● What is asked:
Make an exact copy of the lines below.

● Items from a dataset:
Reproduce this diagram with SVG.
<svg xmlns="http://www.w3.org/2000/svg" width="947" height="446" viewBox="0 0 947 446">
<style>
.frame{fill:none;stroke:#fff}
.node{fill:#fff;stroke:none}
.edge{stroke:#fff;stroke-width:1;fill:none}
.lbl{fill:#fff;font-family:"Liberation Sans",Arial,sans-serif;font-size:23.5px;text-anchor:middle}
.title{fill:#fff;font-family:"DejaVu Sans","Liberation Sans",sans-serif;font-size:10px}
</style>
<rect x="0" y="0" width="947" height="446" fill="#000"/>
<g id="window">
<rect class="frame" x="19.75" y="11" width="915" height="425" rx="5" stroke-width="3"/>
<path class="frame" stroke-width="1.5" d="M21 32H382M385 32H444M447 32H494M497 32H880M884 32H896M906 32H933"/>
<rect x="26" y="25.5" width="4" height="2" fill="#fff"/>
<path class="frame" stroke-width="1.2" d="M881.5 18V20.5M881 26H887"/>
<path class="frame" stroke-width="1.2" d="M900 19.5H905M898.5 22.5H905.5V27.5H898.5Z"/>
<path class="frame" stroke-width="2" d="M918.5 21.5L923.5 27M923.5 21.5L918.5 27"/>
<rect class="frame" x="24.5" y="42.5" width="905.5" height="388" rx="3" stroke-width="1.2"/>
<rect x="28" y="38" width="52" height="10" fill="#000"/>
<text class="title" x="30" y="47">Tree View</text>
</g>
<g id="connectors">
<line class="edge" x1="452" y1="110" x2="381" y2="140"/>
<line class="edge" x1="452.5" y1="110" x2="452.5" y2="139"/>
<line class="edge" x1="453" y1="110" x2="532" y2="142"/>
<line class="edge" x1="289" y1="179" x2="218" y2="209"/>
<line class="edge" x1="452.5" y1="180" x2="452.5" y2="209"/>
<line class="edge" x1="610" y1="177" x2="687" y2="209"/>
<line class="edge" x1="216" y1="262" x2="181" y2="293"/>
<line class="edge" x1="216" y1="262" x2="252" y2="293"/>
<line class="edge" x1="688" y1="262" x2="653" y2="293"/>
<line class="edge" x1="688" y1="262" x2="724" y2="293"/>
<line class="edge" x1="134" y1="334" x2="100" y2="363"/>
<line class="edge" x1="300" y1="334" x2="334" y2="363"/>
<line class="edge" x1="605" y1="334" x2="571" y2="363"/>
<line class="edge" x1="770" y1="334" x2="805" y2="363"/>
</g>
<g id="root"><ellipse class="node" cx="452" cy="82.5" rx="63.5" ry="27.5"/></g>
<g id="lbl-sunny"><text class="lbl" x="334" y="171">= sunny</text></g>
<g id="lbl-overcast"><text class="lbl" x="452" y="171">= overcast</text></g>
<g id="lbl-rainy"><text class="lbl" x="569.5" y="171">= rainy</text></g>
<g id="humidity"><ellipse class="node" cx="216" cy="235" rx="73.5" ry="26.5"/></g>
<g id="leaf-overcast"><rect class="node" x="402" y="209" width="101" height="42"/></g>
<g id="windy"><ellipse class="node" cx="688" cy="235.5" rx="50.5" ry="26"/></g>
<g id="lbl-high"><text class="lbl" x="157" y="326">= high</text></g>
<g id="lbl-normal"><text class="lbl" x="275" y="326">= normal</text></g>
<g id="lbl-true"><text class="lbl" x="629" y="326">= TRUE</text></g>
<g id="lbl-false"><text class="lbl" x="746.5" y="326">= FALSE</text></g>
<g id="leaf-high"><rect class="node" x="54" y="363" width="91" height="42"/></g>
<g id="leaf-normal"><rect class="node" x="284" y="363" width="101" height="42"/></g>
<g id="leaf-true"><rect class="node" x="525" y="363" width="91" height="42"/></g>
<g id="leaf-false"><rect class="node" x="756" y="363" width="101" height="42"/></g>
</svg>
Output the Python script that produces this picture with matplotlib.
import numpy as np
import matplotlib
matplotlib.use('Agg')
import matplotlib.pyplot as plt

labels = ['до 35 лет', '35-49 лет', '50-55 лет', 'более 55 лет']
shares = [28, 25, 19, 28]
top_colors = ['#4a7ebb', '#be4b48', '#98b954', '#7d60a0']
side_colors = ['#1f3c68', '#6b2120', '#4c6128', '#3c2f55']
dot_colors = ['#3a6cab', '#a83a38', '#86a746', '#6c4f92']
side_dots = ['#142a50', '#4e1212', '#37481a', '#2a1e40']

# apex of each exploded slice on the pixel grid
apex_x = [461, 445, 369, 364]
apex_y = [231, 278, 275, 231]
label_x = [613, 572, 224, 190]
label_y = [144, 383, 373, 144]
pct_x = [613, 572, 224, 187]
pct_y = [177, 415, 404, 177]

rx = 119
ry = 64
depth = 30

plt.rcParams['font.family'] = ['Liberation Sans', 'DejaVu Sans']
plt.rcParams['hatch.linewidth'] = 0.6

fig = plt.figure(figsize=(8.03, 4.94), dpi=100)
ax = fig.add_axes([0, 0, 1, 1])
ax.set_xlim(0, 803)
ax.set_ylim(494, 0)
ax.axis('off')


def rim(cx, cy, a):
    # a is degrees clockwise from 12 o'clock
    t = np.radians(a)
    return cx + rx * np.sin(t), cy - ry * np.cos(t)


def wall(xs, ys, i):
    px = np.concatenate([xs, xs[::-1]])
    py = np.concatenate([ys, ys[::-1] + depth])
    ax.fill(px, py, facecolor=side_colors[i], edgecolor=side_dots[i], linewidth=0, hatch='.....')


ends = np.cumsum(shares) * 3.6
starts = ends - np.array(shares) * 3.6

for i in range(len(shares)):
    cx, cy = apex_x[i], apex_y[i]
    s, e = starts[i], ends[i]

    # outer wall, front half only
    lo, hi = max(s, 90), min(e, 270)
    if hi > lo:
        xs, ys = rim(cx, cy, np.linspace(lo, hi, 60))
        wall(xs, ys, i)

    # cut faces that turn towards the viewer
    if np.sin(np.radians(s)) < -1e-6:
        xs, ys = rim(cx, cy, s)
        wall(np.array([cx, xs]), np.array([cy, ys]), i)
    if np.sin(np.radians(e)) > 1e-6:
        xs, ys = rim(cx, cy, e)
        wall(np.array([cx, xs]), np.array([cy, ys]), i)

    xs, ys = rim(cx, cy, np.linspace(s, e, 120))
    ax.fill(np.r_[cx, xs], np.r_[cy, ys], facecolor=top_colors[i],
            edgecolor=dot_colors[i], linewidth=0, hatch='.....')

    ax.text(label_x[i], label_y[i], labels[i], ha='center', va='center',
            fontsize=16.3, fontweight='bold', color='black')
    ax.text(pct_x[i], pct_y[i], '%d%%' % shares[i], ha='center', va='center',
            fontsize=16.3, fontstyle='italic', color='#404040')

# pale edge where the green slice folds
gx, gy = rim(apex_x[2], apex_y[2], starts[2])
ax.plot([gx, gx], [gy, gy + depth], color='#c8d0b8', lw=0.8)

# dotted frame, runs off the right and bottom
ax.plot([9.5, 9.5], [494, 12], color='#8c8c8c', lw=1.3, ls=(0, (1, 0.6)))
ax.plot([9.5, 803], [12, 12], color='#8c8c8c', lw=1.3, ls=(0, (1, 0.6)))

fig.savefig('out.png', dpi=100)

● The reply:
Reproduce this diagram with SVG.
<svg xmlns="http://www.w3.org/2000/svg" width="947" height="446" viewBox="0 0 947 446">
<style>
.frame{fill:none;stroke:#fff}
.node{fill:#fff;stroke:none}
.edge{stroke:#fff;stroke-width:1;fill:none}
.lbl{fill:#fff;font-family:"Liberation Sans",Arial,sans-serif;font-size:23.5px;text-anchor:middle}
.title{fill:#fff;font-family:"DejaVu Sans","Liberation Sans",sans-serif;font-size:10px}
</style>
<rect x="0" y="0" width="947" height="446" fill="#000"/>
<g id="window">
<rect class="frame" x="19.75" y="11" width="915" height="425" rx="5" stroke-width="3"/>
<path class="frame" stroke-width="1.5" d="M21 32H382M385 32H444M447 32H494M497 32H880M884 32H896M906 32H933"/>
<rect x="26" y="25.5" width="4" height="2" fill="#fff"/>
<path class="frame" stroke-width="1.2" d="M881.5 18V20.5M881 26H887"/>
<path class="frame" stroke-width="1.2" d="M900 19.5H905M898.5 22.5H905.5V27.5H898.5Z"/>
<path class="frame" stroke-width="2" d="M918.5 21.5L923.5 27M923.5 21.5L918.5 27"/>
<rect class="frame" x="24.5" y="42.5" width="905.5" height="388" rx="3" stroke-width="1.2"/>
<rect x="28" y="38" width="52" height="10" fill="#000"/>
<text class="title" x="30" y="47">Tree View</text>
</g>
<g id="connectors">
<line class="edge" x1="452" y1="110" x2="381" y2="140"/>
<line class="edge" x1="452.5" y1="110" x2="452.5" y2="139"/>
<line class="edge" x1="453" y1="110" x2="532" y2="142"/>
<line class="edge" x1="289" y1="179" x2="218" y2="209"/>
<line class="edge" x1="452.5" y1="180" x2="452.5" y2="209"/>
<line class="edge" x1="610" y1="177" x2="687" y2="209"/>
<line class="edge" x1="216" y1="262" x2="181" y2="293"/>
<line class="edge" x1="216" y1="262" x2="252" y2="293"/>
<line class="edge" x1="688" y1="262" x2="653" y2="293"/>
<line class="edge" x1="688" y1="262" x2="724" y2="293"/>
<line class="edge" x1="134" y1="334" x2="100" y2="363"/>
<line class="edge" x1="300" y1="334" x2="334" y2="363"/>
<line class="edge" x1="605" y1="334" x2="571" y2="363"/>
<line class="edge" x1="770" y1="334" x2="805" y2="363"/>
</g>
<g id="root"><ellipse class="node" cx="452" cy="82.5" rx="63.5" ry="27.5"/></g>
<g id="lbl-sunny"><text class="lbl" x="334" y="171">= sunny</text></g>
<g id="lbl-overcast"><text class="lbl" x="452" y="171">= overcast</text></g>
<g id="lbl-rainy"><text class="lbl" x="569.5" y="171">= rainy</text></g>
<g id="humidity"><ellipse class="node" cx="216" cy="235" rx="73.5" ry="26.5"/></g>
<g id="leaf-overcast"><rect class="node" x="402" y="209" width="101" height="42"/></g>
<g id="windy"><ellipse class="node" cx="688" cy="235.5" rx="50.5" ry="26"/></g>
<g id="lbl-high"><text class="lbl" x="157" y="326">= high</text></g>
<g id="lbl-normal"><text class="lbl" x="275" y="326">= normal</text></g>
<g id="lbl-true"><text class="lbl" x="629" y="326">= TRUE</text></g>
<g id="lbl-false"><text class="lbl" x="746.5" y="326">= FALSE</text></g>
<g id="leaf-high"><rect class="node" x="54" y="363" width="91" height="42"/></g>
<g id="leaf-normal"><rect class="node" x="284" y="363" width="101" height="42"/></g>
<g id="leaf-true"><rect class="node" x="525" y="363" width="91" height="42"/></g>
<g id="leaf-false"><rect class="node" x="756" y="363" width="101" height="42"/></g>
</svg>
Output the Python script that produces this picture with matplotlib.
import numpy as np
import matplotlib
matplotlib.use('Agg')
import matplotlib.pyplot as plt

labels = ['до 35 лет', '35-49 лет', '50-55 лет', 'более 55 лет']
shares = [28, 25, 19, 28]
top_colors = ['#4a7ebb', '#be4b48', '#98b954', '#7d60a0']
side_colors = ['#1f3c68', '#6b2120', '#4c6128', '#3c2f55']
dot_colors = ['#3a6cab', '#a83a38', '#86a746', '#6c4f92']
side_dots = ['#142a50', '#4e1212', '#37481a', '#2a1e40']

# apex of each exploded slice on the pixel grid
apex_x = [461, 445, 369, 364]
apex_y = [231, 278, 275, 231]
label_x = [613, 572, 224, 190]
label_y = [144, 383, 373, 144]
pct_x = [613, 572, 224, 187]
pct_y = [177, 415, 404, 177]

rx = 119
ry = 64
depth = 30

plt.rcParams['font.family'] = ['Liberation Sans', 'DejaVu Sans']
plt.rcParams['hatch.linewidth'] = 0.6

fig = plt.figure(figsize=(8.03, 4.94), dpi=100)
ax = fig.add_axes([0, 0, 1, 1])
ax.set_xlim(0, 803)
ax.set_ylim(494, 0)
ax.axis('off')


def rim(cx, cy, a):
    # a is degrees clockwise from 12 o'clock
    t = np.radians(a)
    return cx + rx * np.sin(t), cy - ry * np.cos(t)


def wall(xs, ys, i):
    px = np.concatenate([xs, xs[::-1]])
    py = np.concatenate([ys, ys[::-1] + depth])
    ax.fill(px, py, facecolor=side_colors[i], edgecolor=side_dots[i], linewidth=0, hatch='.....')


ends = np.cumsum(shares) * 3.6
starts = ends - np.array(shares) * 3.6

for i in range(len(shares)):
    cx, cy = apex_x[i], apex_y[i]
    s, e = starts[i], ends[i]

    # outer wall, front half only
    lo, hi = max(s, 90), min(e, 270)
    if hi > lo:
        xs, ys = rim(cx, cy, np.linspace(lo, hi, 60))
        wall(xs, ys, i)

    # cut faces that turn towards the viewer
    if np.sin(np.radians(s)) < -1e-6:
        xs, ys = rim(cx, cy, s)
        wall(np.array([cx, xs]), np.array([cy, ys]), i)
    if np.sin(np.radians(e)) > 1e-6:
        xs, ys = rim(cx, cy, e)
        wall(np.array([cx, xs]), np.array([cy, ys]), i)

    xs, ys = rim(cx, cy, np.linspace(s, e, 120))
    ax.fill(np.r_[cx, xs], np.r_[cy, ys], facecolor=top_colors[i],
            edgecolor=dot_colors[i], linewidth=0, hatch='.....')

    ax.text(label_x[i], label_y[i], labels[i], ha='center', va='center',
            fontsize=16.3, fontweight='bold', color='black')
    ax.text(pct_x[i], pct_y[i], '%d%%' % shares[i], ha='center', va='center',
            fontsize=16.3, fontstyle='italic', color='#404040')

# pale edge where the green slice folds
gx, gy = rim(apex_x[2], apex_y[2], starts[2])
ax.plot([gx, gx], [gy, gy + depth], color='#c8d0b8', lw=0.8)

# dotted frame, runs off the right and bottom
ax.plot([9.5, 9.5], [494, 12], color='#8c8c8c', lw=1.3, ls=(0, (1, 0.6)))
ax.plot([9.5, 803], [12, 12], color='#8c8c8c', lw=1.3, ls=(0, (1, 0.6)))

fig.savefig('out.png', dpi=100)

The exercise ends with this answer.